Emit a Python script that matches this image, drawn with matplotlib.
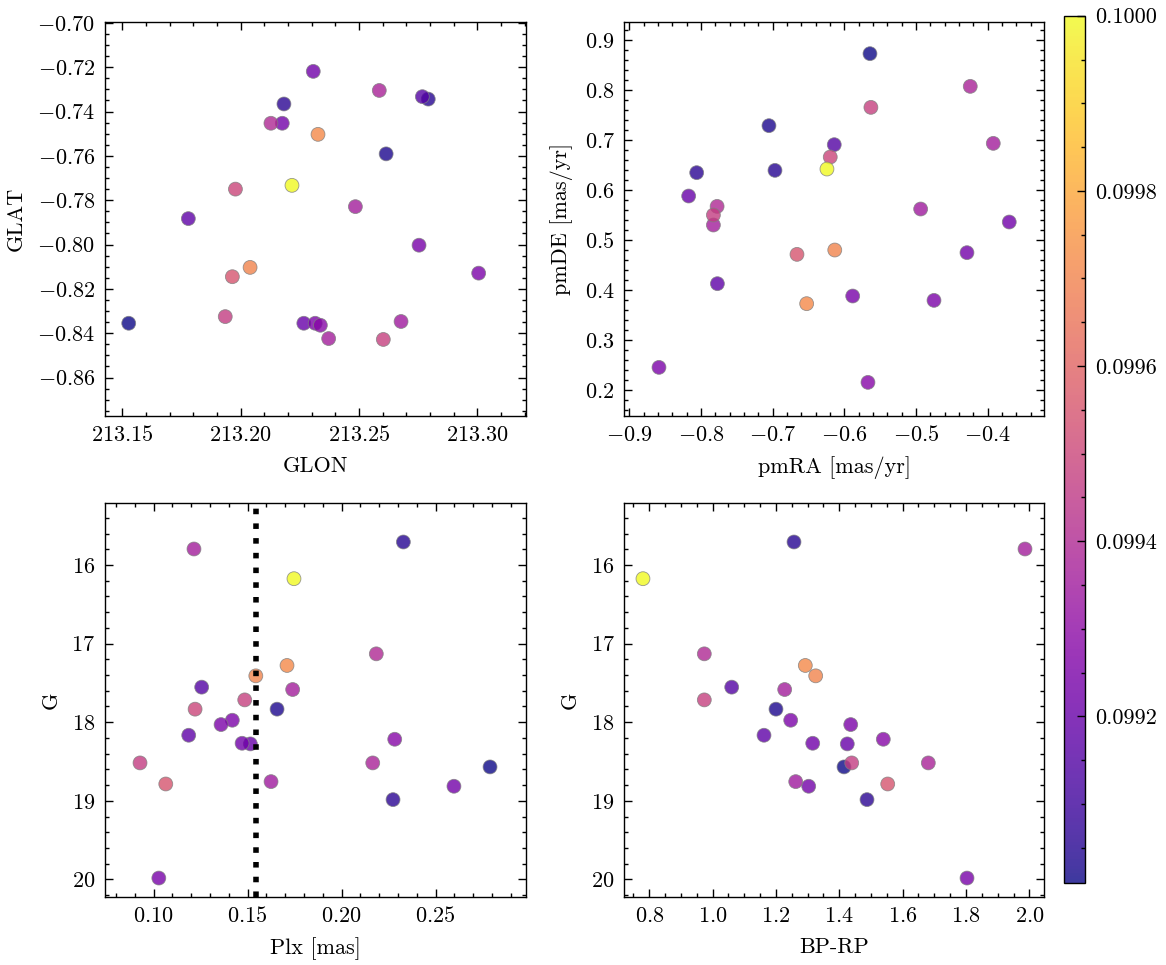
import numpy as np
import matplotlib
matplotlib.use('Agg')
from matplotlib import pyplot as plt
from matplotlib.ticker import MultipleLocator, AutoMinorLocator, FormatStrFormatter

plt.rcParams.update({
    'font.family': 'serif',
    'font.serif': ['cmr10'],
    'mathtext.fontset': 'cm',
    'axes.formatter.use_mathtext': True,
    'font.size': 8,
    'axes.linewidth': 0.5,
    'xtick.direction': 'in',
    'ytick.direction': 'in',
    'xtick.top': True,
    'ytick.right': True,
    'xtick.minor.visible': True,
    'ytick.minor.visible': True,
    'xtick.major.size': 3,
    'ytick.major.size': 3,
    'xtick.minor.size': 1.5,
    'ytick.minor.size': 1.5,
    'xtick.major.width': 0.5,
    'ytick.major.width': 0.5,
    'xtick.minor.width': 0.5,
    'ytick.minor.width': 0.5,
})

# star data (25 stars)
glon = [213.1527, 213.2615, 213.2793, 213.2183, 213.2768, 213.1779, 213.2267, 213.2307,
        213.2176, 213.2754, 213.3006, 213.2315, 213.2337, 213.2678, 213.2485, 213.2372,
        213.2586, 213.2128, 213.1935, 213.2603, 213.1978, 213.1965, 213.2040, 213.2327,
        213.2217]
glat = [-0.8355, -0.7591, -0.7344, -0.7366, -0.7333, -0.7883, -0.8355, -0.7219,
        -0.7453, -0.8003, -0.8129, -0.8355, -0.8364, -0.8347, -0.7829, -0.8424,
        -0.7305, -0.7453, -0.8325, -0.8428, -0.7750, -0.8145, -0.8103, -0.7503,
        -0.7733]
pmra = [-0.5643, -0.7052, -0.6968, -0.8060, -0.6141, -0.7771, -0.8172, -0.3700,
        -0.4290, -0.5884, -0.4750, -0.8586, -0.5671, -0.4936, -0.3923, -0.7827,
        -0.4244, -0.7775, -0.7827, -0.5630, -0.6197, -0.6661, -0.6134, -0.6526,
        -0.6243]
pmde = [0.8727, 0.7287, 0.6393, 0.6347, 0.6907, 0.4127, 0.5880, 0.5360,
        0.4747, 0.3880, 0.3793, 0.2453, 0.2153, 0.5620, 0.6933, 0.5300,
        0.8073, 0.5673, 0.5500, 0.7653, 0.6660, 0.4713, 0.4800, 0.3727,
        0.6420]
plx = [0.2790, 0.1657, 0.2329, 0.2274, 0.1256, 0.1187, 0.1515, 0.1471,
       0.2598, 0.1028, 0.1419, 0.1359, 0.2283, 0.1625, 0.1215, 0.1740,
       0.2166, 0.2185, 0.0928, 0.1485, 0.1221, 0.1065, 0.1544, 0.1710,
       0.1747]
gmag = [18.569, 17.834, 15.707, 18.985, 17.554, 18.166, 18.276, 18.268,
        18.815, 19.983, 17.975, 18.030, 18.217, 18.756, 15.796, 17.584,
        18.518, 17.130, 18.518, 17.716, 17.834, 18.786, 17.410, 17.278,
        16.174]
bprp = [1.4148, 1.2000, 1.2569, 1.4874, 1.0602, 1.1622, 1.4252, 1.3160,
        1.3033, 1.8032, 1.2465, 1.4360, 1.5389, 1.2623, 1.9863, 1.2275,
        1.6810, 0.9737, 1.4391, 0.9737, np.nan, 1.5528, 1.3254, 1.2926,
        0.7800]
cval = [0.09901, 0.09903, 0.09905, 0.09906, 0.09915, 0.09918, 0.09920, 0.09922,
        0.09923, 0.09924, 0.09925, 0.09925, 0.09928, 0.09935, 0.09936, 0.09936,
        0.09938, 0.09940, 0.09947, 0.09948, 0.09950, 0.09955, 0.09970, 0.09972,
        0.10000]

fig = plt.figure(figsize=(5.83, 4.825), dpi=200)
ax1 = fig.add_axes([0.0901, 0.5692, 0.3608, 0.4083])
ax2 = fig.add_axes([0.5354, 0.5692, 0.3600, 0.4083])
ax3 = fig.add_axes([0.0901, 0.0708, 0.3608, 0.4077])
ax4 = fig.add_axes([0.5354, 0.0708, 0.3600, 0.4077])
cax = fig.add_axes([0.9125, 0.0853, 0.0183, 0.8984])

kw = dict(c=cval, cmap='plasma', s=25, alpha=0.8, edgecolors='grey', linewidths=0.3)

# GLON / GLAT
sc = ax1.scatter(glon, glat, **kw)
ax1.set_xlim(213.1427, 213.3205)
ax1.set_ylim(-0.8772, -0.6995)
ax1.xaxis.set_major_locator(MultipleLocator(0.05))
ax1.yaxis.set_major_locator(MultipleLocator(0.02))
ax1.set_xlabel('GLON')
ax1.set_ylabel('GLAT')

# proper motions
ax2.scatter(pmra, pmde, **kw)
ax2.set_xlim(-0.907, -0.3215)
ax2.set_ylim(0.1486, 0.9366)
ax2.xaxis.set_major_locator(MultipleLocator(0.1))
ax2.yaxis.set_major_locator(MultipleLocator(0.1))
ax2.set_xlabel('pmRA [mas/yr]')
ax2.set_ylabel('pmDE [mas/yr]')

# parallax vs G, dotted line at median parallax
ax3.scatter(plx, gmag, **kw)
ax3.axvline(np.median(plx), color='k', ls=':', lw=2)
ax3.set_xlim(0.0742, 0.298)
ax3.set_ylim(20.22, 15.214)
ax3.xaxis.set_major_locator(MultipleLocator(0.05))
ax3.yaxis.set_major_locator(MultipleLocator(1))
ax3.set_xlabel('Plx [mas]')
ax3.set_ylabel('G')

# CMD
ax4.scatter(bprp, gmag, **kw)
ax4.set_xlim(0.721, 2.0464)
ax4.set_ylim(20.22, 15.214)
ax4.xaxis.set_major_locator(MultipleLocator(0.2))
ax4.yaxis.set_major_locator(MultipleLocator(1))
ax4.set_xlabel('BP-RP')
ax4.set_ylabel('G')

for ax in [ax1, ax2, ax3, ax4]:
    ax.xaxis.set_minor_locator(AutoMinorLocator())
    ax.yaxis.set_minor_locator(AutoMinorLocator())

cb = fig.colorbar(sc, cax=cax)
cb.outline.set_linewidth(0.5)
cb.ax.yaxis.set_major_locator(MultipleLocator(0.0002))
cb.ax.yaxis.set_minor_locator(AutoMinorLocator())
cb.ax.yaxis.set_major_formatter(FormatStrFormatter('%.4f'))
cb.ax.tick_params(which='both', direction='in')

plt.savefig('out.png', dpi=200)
▬▬▬
**Problem requirements:**
Return, unchanged, the lines from the first line of the material through the line that holds "from matplotlib.ticker import", inclusive, omitting pictures.

**Exercise output:**
Emit a Python script that matches this image, drawn with matplotlib.
import numpy as np
import matplotlib
matplotlib.use('Agg')
from matplotlib import pyplot as plt
from matplotlib.ticker import MultipleLocator, AutoMinorLocator, FormatStrFormatter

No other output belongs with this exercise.